- WHAT THE TASK ASKS -
Beginning with the first line, set down every line through the one containing "plt.rcParams['font.family'] = ['Liberation", exactly as it appears, but not the pictures.

- DATA PROVIDED -
* * *

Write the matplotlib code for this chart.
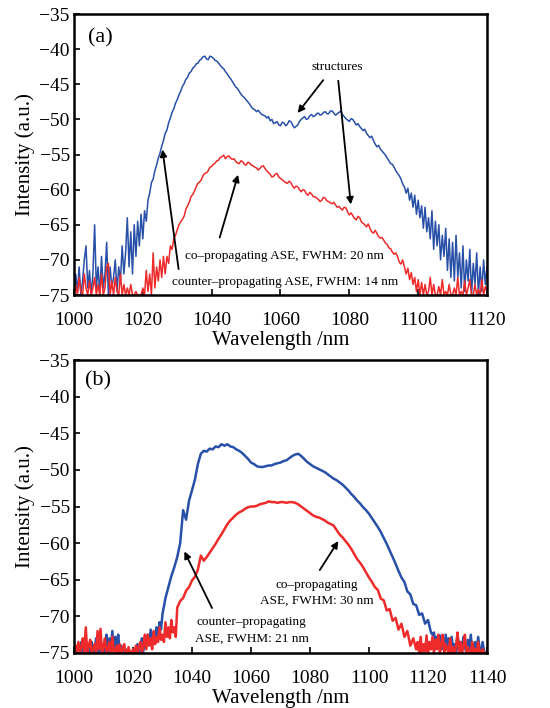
import numpy as np
import matplotlib
matplotlib.use("Agg")
import matplotlib.pyplot as plt

plt.rcParams['font.family'] = ['Liberation Serif', 'DejaVu Serif']

# panel (a): 1000-1120 nm, 0.5 nm steps
wl_a = np.arange(1000, 1120.25, 0.5)
blue_a = [
    -75, -72, -74.5, -71, -75, -73, -70, -68, -74, -71.5,            # 1000
    -75, -72, -65, -74, -71, -75, -69.5, -74, -72, -67.5,            # 1005
    -75, -71, -74, -72.5, -70, -74.5, -71, -73, -68, -72,            # 1010
    -69, -64, -71, -66, -72, -65, -69.5, -64.5, -68, -63.5,          # 1015
    -67, -63, -64.5, -61.5, -60.5, -59, -58.5, -57.3, -56.5, -55.5,  # 1020
    -54.8, -53.8, -53, -52, -51.5, -50.5, -49.8, -49, -48.5, -47.7,  # 1025
    -47.2, -46.5, -46, -45.3, -44.9, -44.3, -44, -43.4, -43.2, -42.7,
    -42.5, -42.1, -42, -41.6, -41.4, -41.1, -41.0, -41.4, -41.5, -41.0,
    -41.1, -41.3, -41.6, -41.7, -42.0, -42.3, -42.6, -42.8, -43.2, -43.5,
    -43.9, -44.2, -44.6, -45.0, -45.4, -45.6, -46.0, -46.4, -46.7, -46.9,
    -47.2, -47.5, -47.8, -48.2, -48.5, -48.6, -48.9, -48.7, -49.0, -49.3,  # 1050
    -49.4, -49.5, -49.8, -49.6, -50.2, -50.0, -50.6, -50.5, -50.3, -50.8,
    -50.9, -50.4, -50.5, -50.9, -50.7, -50.2, -50.3, -50.8, -51.2, -51.0,
    -50.8, -50.3, -50.0, -49.8, -49.6, -50.0, -49.9, -49.5, -49.3, -49.6,
    -49.5, -49.2, -49.1, -49.4, -49.3, -49.0, -48.9, -49.2, -49.2, -48.8,  # 1070
    -48.8, -49.1, -49.4, -49.2, -49.0, -48.8, -49.3, -49.6, -49.9, -50.1,
    -50.3, -49.9, -50.0, -50.4, -50.8, -50.6, -51.0, -51.3, -51.6, -51.4,
    -52.0, -52.3, -52.6, -52.4, -53.0, -53.5, -53.9, -53.7, -54.2, -54.5,
    -54.8, -55.1, -55.5, -55.9, -56.3, -56.4, -56.8, -57.3, -57.7, -58.0,  # 1090
    -58.5, -59.2, -59.6, -60.5, -59.8, -61.5, -60.5, -62.5, -60.8, -63.5,
    -61.5, -64.0, -62.3, -65.5, -62.5, -66.0, -64.0, -67.0, -63.0, -68.5,  # 1100
    -64.5, -68.0, -65.0, -70.0, -66.5, -69.5, -65.5, -71.5, -67.0, -72.5,
    -67.5, -73.0, -66.5, -72.5, -69.0, -74.0, -68.0, -74.5, -70.0, -73.0,  # 1110
    -68.5, -75.0, -70.5, -73.5, -69.0, -75.0, -71.0, -74.5, -70.0, -73.5,
    -71.0,
]
red_a = [
    -75, -73.5, -75, -72.5, -74.5, -75, -72, -74, -75, -73,          # 1000
    -75, -74, -72.5, -75, -73.5, -75, -72, -75, -74, -71,            # 1005
    -70.5, -75, -73, -75, -72.5, -74.5, -75, -72, -75, -73.5,        # 1010
    -75, -74, -75, -73.5, -75, -75, -74.5, -75, -75, -75,            # 1015
    -74, -75, -71.5, -74.5, -72, -75, -69, -74, -71, -73,            # 1020
    -70, -72.5, -69.5, -72, -69.5, -70.5, -68, -68.5, -67, -66.5,    # 1025
    -65.7, -65.0, -64.6, -64.2, -63.8, -62.8, -62.3, -61.8, -61.0, -60.7,
    -60.2, -59.6, -59.1, -58.9, -58.6, -58.0, -57.7, -57.6, -57.3, -56.8,
    -56.7, -56.4, -56.2, -55.9, -55.8, -55.4, -55.3, -55.1, -55.6, -55.3,  # 1040
    -55.2, -55.5, -55.7, -55.6, -56.0, -56.2, -56.3, -55.9, -56.0, -56.4,
    -56.5, -56.1, -56.2, -56.5, -56.6, -56.8, -56.9, -57.2, -57.0, -56.7,  # 1050
    -56.6, -57.0, -57.3, -57.6, -57.8, -58.2, -58.1, -57.8, -57.7, -58.2,
    -58.4, -58.6, -58.8, -59.0, -59.1, -58.8, -59.0, -59.5, -59.8, -59.5,  # 1060
    -59.6, -60.0, -60.3, -60.0, -60.1, -60.6, -60.8, -60.4, -60.6, -61.0,
    -61.0, -61.2, -61.4, -61.7, -61.5, -61.1, -61.2, -61.6, -61.7, -61.9,  # 1070
    -62.0, -61.8, -62.2, -62.5, -62.4, -62.7, -62.9, -62.5, -62.6, -63.2,
    -63.6, -63.3, -63.7, -64.1, -64.3, -63.8, -64.0, -64.6, -64.8, -65.0,  # 1080
    -65.3, -64.9, -65.5, -66.0, -66.2, -65.8, -66.2, -66.7, -66.9, -66.8,
    -67.2, -67.6, -67.8, -68.3, -68.4, -68.9, -69.2, -69.0, -69.5, -70.3,  # 1090
    -70.6, -70.0, -71.0, -72.0, -71.2, -72.8, -71.8, -73.5, -72.5, -74.5,
    -72.8, -75.0, -73.2, -75.0, -73.5, -75.0, -74.5, -72.5, -75, -73.5,    # 1100
    -75, -75, -73.8, -75, -72.8, -75, -74.5, -75, -73.5, -75,
    -75, -74, -75, -72.5, -75, -74.5, -75, -73, -75, -74,                  # 1110
    -72.8, -75, -75, -73.5, -75, -74.2, -75, -72.8, -75, -73.8,
    -74.5,
]

# panel (b): noisy floor in 0.5 nm steps, spectrum body in 1 nm steps
wl_b_blue = np.concatenate([np.arange(1000, 1030, 0.5),
                            np.arange(1030, 1122),
                            np.arange(1121.5, 1140.25, 0.5)])
blue_b = [
    -75, -74.5, -75, -74, -75, -73.5, -75, -74.8, -73.2, -75,        # 1000
    -74, -75, -73.5, -75, -74.5, -73, -75, -74, -75, -73.8,          # 1005
    -75, -74.2, -72.5, -75, -73, -74.5, -72, -75, -72.8, -74,        # 1010
    -72.5, -75, -74, -75, -75, -74.5, -75, -75, -74.8, -75,          # 1015
    -75, -74.5, -75, -73.8, -75, -74, -73, -74.8, -72.8, -74,        # 1020
    -72.5, -73.8, -71.8, -73.2, -72.2, -73.5, -71.5, -72.8, -70.8, -71.8,  # 1025
    -69.7, -67.5, -66.0, -64.5, -63.3, -61.9, -60.0, -55.5, -56.8, -54.2,  # 1030
    -52.8, -51.3, -49.2, -47.8, -47.4, -47.5, -47.1, -47.2, -46.8, -46.9,
    -46.5, -46.7, -46.5, -46.8, -46.9, -47.2, -47.4, -47.7, -48.1, -48.5,  # 1050
    -49.0, -49.2, -49.5, -49.6, -49.6, -49.5, -49.4, -49.4, -49.2, -49.1,
    -49.0, -48.8, -48.7, -48.4, -48.1, -47.9, -47.8, -48.1, -48.5, -48.9,  # 1070
    -49.2, -49.5, -49.7, -49.9, -50.1, -50.3, -50.6, -50.9, -51.2, -51.4,
    -51.7, -52.0, -52.4, -52.8, -53.3, -53.7, -54.2, -54.6, -55.1, -55.5,  # 1090
    -56.0, -56.6, -57.2, -57.8, -58.5, -59.3, -60.1, -61.0, -61.9, -62.8,
    -63.8, -64.7, -65.3, -66.6, -67.0, -68.3, -68.5, -69.8, -69.6, -71.0,  # 1110
    -70.5, -72.2,                                                          # 1120
    -72.5, -72.2, -73.5, -72.8, -73.8, -72.6, -74.5, -73.2, -74.8, -72.5,  # 1121.5
    -74.2, -73.0, -75, -72.8, -74.5, -73.8, -75, -72.4, -74.5, -73.5,
    -75, -72.8, -74.2, -75, -73.2, -74.8, -72.5, -75, -74, -73.5,
    -75, -72.8, -74.5, -75, -73.5, -74.8, -75, -75,
]
wl_b_red = np.concatenate([np.arange(1000, 1035, 0.5),
                           np.arange(1035, 1117),
                           np.arange(1116.5, 1140.25, 0.5)])
red_b = [
    -75, -74, -74.8, -73.5, -75, -74.2, -73, -74.8, -71.5, -75,      # 1000
    -74, -73.2, -75, -74.5, -73.8, -75, -72, -74.5, -71.7, -75,      # 1005
    -74.2, -73, -75, -74.5, -73.5, -75, -72.8, -74.8, -75, -74,      # 1010
    -75, -73.8, -75, -74.5, -73.8, -75, -75, -74.2, -75, -75,        # 1015
    -74.5, -75, -74, -75, -74.2, -73.5, -75, -74, -72.5, -74.5,      # 1020
    -72.5, -74, -73, -74.5, -72, -73.8, -72.8, -73.5, -71.5, -73.2,  # 1025
    -72.5, -73.5, -70.8, -72.8, -71.5, -73, -70.5, -72.2, -71.5, -72.8,  # 1030
    -68.8, -67.9, -67.5, -66.5, -66.0,                                 # 1035
    -65.1, -64.6, -63.6, -61.7, -62.4, -61.9, -61.3, -60.7, -60.1, -59.4,  # 1040
    -58.8, -58.1, -57.4, -56.9, -56.5, -56.1, -55.8, -55.6, -55.3, -55.1,
    -55.0, -55.0, -54.9, -54.7, -54.6, -54.5, -54.3, -54.4, -54.4, -54.5,  # 1060
    -54.4, -54.4, -54.5, -54.4, -54.4, -54.5, -54.7, -55.0, -55.3, -55.6,
    -55.9, -56.2, -56.4, -56.5, -56.7, -56.9, -57.2, -57.4, -57.6, -58.2,  # 1080
    -58.8, -59.2, -59.7, -60.2, -60.8, -61.5, -62.2, -62.7, -63.3, -64.0,
    -64.7, -65.3, -66.0, -66.4, -67.6, -67.8, -69.2, -69.0, -70.6, -70.2,  # 1100
    -71.8, -71.0, -72.8, -72.0, -74.0, -73.0, -74.5,                      # 1110
    -73.5, -75, -72.8, -75, -73.8, -74.8, -72.6, -75, -73.5, -74.5,        # 1116.5
    -72.8, -75, -73.2, -74.5, -72.5, -75, -73.8, -72.5, -75, -73.8,
    -74.5, -75, -73, -75, -74.2, -75, -74, -72.2, -75, -73.5,
    -75, -74, -72.5, -75, -74.2, -75, -75, -73.5, -75, -74.5,
    -75, -73.5, -75, -75, -74.5, -75, -75, -75,
]

blue = "#2850a8"
red = "#ee2a2a"

fig = plt.figure(figsize=(5.5, 7.08), dpi=100)
ax1 = fig.add_axes([0.1345, 0.5833, 0.751, 0.3969])
ax2 = fig.add_axes([0.1345, 0.0777, 0.751, 0.4138])

ax1.plot(wl_a, blue_a, color=blue, lw=1.1)
ax1.plot(wl_a, red_a, color=red, lw=1.1)
ax2.plot(wl_b_blue, blue_b, color=blue, lw=1.8)
ax2.plot(wl_b_red, red_b, color=red, lw=1.8)

ax1.set_xlim(1000, 1120)
ax2.set_xlim(1000, 1140)
for ax in (ax1, ax2):
    ax.set_ylim(-75, -35)
    ax.set_yticks(range(-75, -34, 5))
    ax.set_xlabel("Wavelength /nm", fontsize=15, labelpad=2)
    ax.set_ylabel("Intensity (a.u.)", fontsize=15, labelpad=3)
    ax.tick_params(direction="in", length=4, width=1.2, labelsize=14)
    ax.tick_params(axis="x", pad=12)
    ax.tick_params(axis="y", pad=3)
    for s in ax.spines.values():
        s.set_linewidth(1.8)

arr = dict(arrowstyle="-|>", color="black", lw=1.3, mutation_scale=10)
txt = dict(fontsize=9.5, ha="center", va="center")

ax1.text(1007.6, -38.4, "(a)", fontsize=16, ha="center", va="center")
ax1.text(1076.4, -42.5, "structures", **txt)
ax1.annotate("", xy=(1064.5, -49.4), xytext=(1072.9, -44.1), arrowprops=arr)
ax1.annotate("", xy=(1080.5, -62.5), xytext=(1076.7, -44.1), arrowprops=arr)
ax1.annotate("", xy=(1047.9, -57.5), xytext=(1042.1, -67.2), arrowprops=arr)
ax1.annotate("", xy=(1025.6, -53.9), xytext=(1030.5, -71.7), arrowprops=arr)
ax1.text(1061, -69.4, "co\u2013propagating ASE, FWHM: 20 nm", **txt)
ax1.text(1061.3, -73.1, "counter\u2013propagating ASE, FWHM: 14 nm", **txt)

ax2.text(1008.2, -37.8, "(b)", fontsize=16, ha="center", va="center")
ax2.annotate("", xy=(1037, -60.8), xytext=(1047.2, -69.2), arrowprops=arr)
ax2.annotate("", xy=(1090.1, -59.4), xytext=(1082.8, -64), arrowprops=arr)
ax2.text(1060.2, -70.8, "counter\u2013propagating", **txt)
ax2.text(1060.2, -73.0, "ASE, FWHM: 21 nm", **txt)
ax2.text(1082.2, -65.7, "co\u2013propagating", **txt)
ax2.text(1082.2, -67.8, "ASE, FWHM: 30 nm", **txt)

fig.savefig("out.png", dpi=100)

* * *

- THE COMPLETED TASK -
Write the matplotlib code for this chart.
import numpy as np
import matplotlib
matplotlib.use("Agg")
import matplotlib.pyplot as plt

plt.rcParams['font.family'] = ['Liberation Serif', 'DejaVu Serif']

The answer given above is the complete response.